“Power over the press,” he said, “is the path to dictatorship.”
And:
“What most of us find the most objectionable in the President’s [Truman’s] order is the ease with which it can be used to cover up blunders and incompetence, and the absence of any provision for removing secrecy provisions after the emergency has passed. We may now find our friends in other countries revealing information which we are not permitted to publish or broadcast.”
Bender’s last sentence could not have been more prophetic. The majority report hammered home the prophecy-come-true: “The British have published substantially the same export-control list as that which our Government departments and agencies seek to hide and conceal from the American people.”
On the basis of consistency, reason, and logic the Eisenhower administration’s broad use of “executive privilege” was by now thoroughly discredited. I did not see how President Eisenhower or anyone else could defend it, but I had not taken into account President Eisenhower’s lack of understanding of just what was taking place under the cover of “executive privilege.” The President was exceedingly popular, and there were plenty of people who were willing to use his good name and reputation for honesty as a cover for their own errors, incompetence, misjudgments, or improprieties.
CHAPTER X
Pressing a Point with Ike
The final reports from the four congressional investigations—a House Government Operations Committee, the Senate Dixon-Yates investigating subcommittee, the McClellan subcommittee on East-West trade, and the Wolf Ladejinsky probe—were all released during the summer of 1956. Each assailed the excessive arbitrary secrecy that had hampered the investigations.
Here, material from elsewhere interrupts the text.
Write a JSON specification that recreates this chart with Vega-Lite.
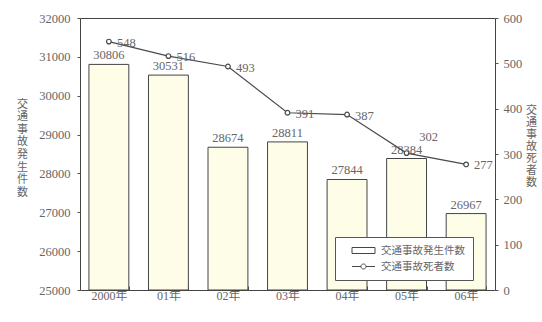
{
  "$schema": "https://vega.github.io/schema/vega-lite/v6.json",
  "width": 415,
  "height": 272,
  "autosize": {"type": "none"},
  "padding": {"left": 80, "top": 18, "right": 47, "bottom": 32},
  "background": "white",
  "config": {
    "font": "Liberation Serif, Noto Sans CJK JP",
    "view": {"stroke": "#444", "strokeWidth": 1},
    "axis": {
      "labelFont": "Liberation Serif, Noto Sans CJK JP",
      "labelColor": "#666",
      "labelFontSize": 12.5,
      "titleFont": "Noto Sans CJK JP",
      "titleColor": "#666",
      "titleFontSize": 11,
      "titleFontWeight": "normal",
      "grid": false,
      "domain": false,
      "tickColor": "#555"
    },
    "legend": {
      "orient": "none",
      "legendX": 255,
      "legendY": 219,
      "padding": 8,
      "strokeColor": "#555",
      "fillColor": "white",
      "symbolOffset": 15,
      "labelOffset": 12,
      "rowPadding": 5,
      "labelFont": "Noto Sans CJK JP",
      "labelFontSize": 10.5,
      "labelColor": "#666",
      "symbolSize": 100,
      "symbolStrokeWidth": 1
    }
  },
  "data": {
    "values": [
      {"year": "2000年", "cases": 30806, "deaths": 548},
      {"year": "01年", "cases": 30531, "deaths": 516},
      {"year": "02年", "cases": 28674, "deaths": 493},
      {"year": "03年", "cases": 28811, "deaths": 391},
      {"year": "04年", "cases": 27844, "deaths": 387},
      {"year": "05年", "cases": 28384, "deaths": 302},
      {"year": "06年", "cases": 26967, "deaths": 277}
    ]
  },
  "encoding": {
    "x": {
      "field": "year",
      "type": "nominal",
      "sort": null,
      "scale": {"paddingInner": 0.33, "paddingOuter": 0.15},
      "axis": {"title": null, "labelAngle": 0, "labelPadding": 4, "tickBand": "extent", "tickSize": -4, "labelFontSize": 12}
    }
  },
  "layer": [
    {
      "encoding": {
        "y": {
          "field": "cases",
          "type": "quantitative",
          "scale": {"domain": [25000, 32000], "zero": false, "nice": false},
          "axis": {
            "title": ["交", "通", "事", "故", "発", "生", "件", "数"],
            "titleAngle": 0,
            "titleAlign": "center",
            "titleBaseline": "top",
            "titleX": -58,
            "titleY": 80,
            "titleLineHeight": 12.6,
            "values": [25000, 26000, 27000, 28000, 29000, 30000, 31000, 32000],
            "format": "d",
            "tickSize": 3,
            "labelPadding": 7
          }
        }
      },
      "layer": [
        {
          "mark": {"type": "bar", "fill": "#fdfde8", "strokeWidth": 1},
          "encoding": {
            "y2": {"datum": 25000},
            "stroke": {
              "datum": "交通事故発生件数",
              "scale": {"domain": ["交通事故発生件数", "交通事故死者数"], "range": ["#444444", "#4a4a4a"]},
              "legend": {
                "title": null,
                "labelExpr": "datum.label + '\u3000\u3000'",
                "encode": {
                  "symbols": {
                    "update": {
                      "shape": {"signal": "datum.value === '交通事故死者数' ? 'M-2.3,0H-0.5M0.5,0H2.3M0.5,0A0.5,0.5 0 1,1 -0.5,0A0.5,0.5 0 1,1 0.5,0' : 'M-2.3,-0.6H2.3V0.6H-2.3Z'"},
                      "fill": {"value": "white"},
                      "fillOpacity": {"signal": "datum.value === '交通事故死者数' ? 0 : 1"},
                      "strokeOpacity": {"value": 1},
                      "strokeWidth": {"value": 1},
                      "opacity": {"value": 1}
                    }
                  }
                }
              }
            }
          }
        },
        {
          "mark": {"type": "text", "dy": -9, "fontSize": 12.5, "color": "#666", "font": "Liberation Serif"},
          "encoding": {
            "text": {"field": "cases", "type": "quantitative", "format": "d"}
          }
        }
      ]
    },
    {
      "encoding": {
        "y": {
          "field": "deaths",
          "type": "quantitative",
          "scale": {"domain": [0, 600], "nice": false},
          "axis": {
            "title": ["交", "通", "事", "故", "死", "者", "数"],
            "titleAngle": 0,
            "titleAlign": "center",
            "titleBaseline": "top",
            "titleX": 36,
            "titleY": 86,
            "titleLineHeight": 12,
            "titleColor": "#666",
            "labelColor": "#666",
            "values": [0, 100, 200, 300, 400, 500, 600],
            "tickSize": 3,
            "labelPadding": 5
          }
        }
      },
      "layer": [
        {
          "mark": {"type": "line", "strokeWidth": 1.2},
          "encoding": {
            "stroke": {
              "datum": "交通事故死者数",
              "legend": {
                "title": null,
                "labelExpr": "datum.label + '\u3000\u3000'",
                "encode": {
                  "symbols": {
                    "update": {
                      "shape": {"signal": "datum.value === '交通事故死者数' ? 'M-2.3,0H-0.5M0.5,0H2.3M0.5,0A0.5,0.5 0 1,1 -0.5,0A0.5,0.5 0 1,1 0.5,0' : 'M-2.3,-0.6H2.3V0.6H-2.3Z'"},
                      "fill": {"value": "white"},
                      "fillOpacity": {"signal": "datum.value === '交通事故死者数' ? 0 : 1"},
                      "strokeOpacity": {"value": 1},
                      "strokeWidth": {"value": 1},
                      "opacity": {"value": 1}
                    }
                  }
                }
              }
            }
          }
        },
        {
          "mark": {"type": "point", "filled": false, "fill": "white", "fillOpacity": 1, "stroke": "#4a4a4a", "size": 22, "strokeWidth": 1.2, "opacity": 1}
        },
        {
          "transform": [{"filter": "datum.year !== '05年'"}],
          "mark": {"type": "text", "align": "left", "dx": 8, "dy": 1, "fontSize": 12.5, "color": "#666", "font": "Liberation Serif"},
          "encoding": {
            "text": {"field": "deaths", "type": "quantitative"}
          }
        },
        {
          "transform": [{"filter": "datum.year === '05年'"}],
          "mark": {"type": "text", "align": "center", "dx": 22, "dy": -16, "fontSize": 12.5, "color": "#666", "font": "Liberation Serif"},
          "encoding": {
            "text": {"field": "deaths", "type": "quantitative"}
          }
        }
      ]
    }
  ],
  "resolve": {"scale": {"y": "independent"}}
}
So, once again, at a press conference on September 27, 1956, I raised the problem of arbitrary executive secrecy with President Eisenhower.
“Mr. President,” I said. “At least four Congressional committees in a period of the last few weeks have issued reports that were critical of what they termed excessive secrecy which they felt covered up mismanagement in the operation of the Government.
“Now, these committees contend that there is no court decision backing the broad proposition of executive secrecy, and I wondered if you could tell us if you feel that all employees of the Federal Government, at their own discretion, can determine whether they will testify or will not testify before committees when there is no security problem involved?”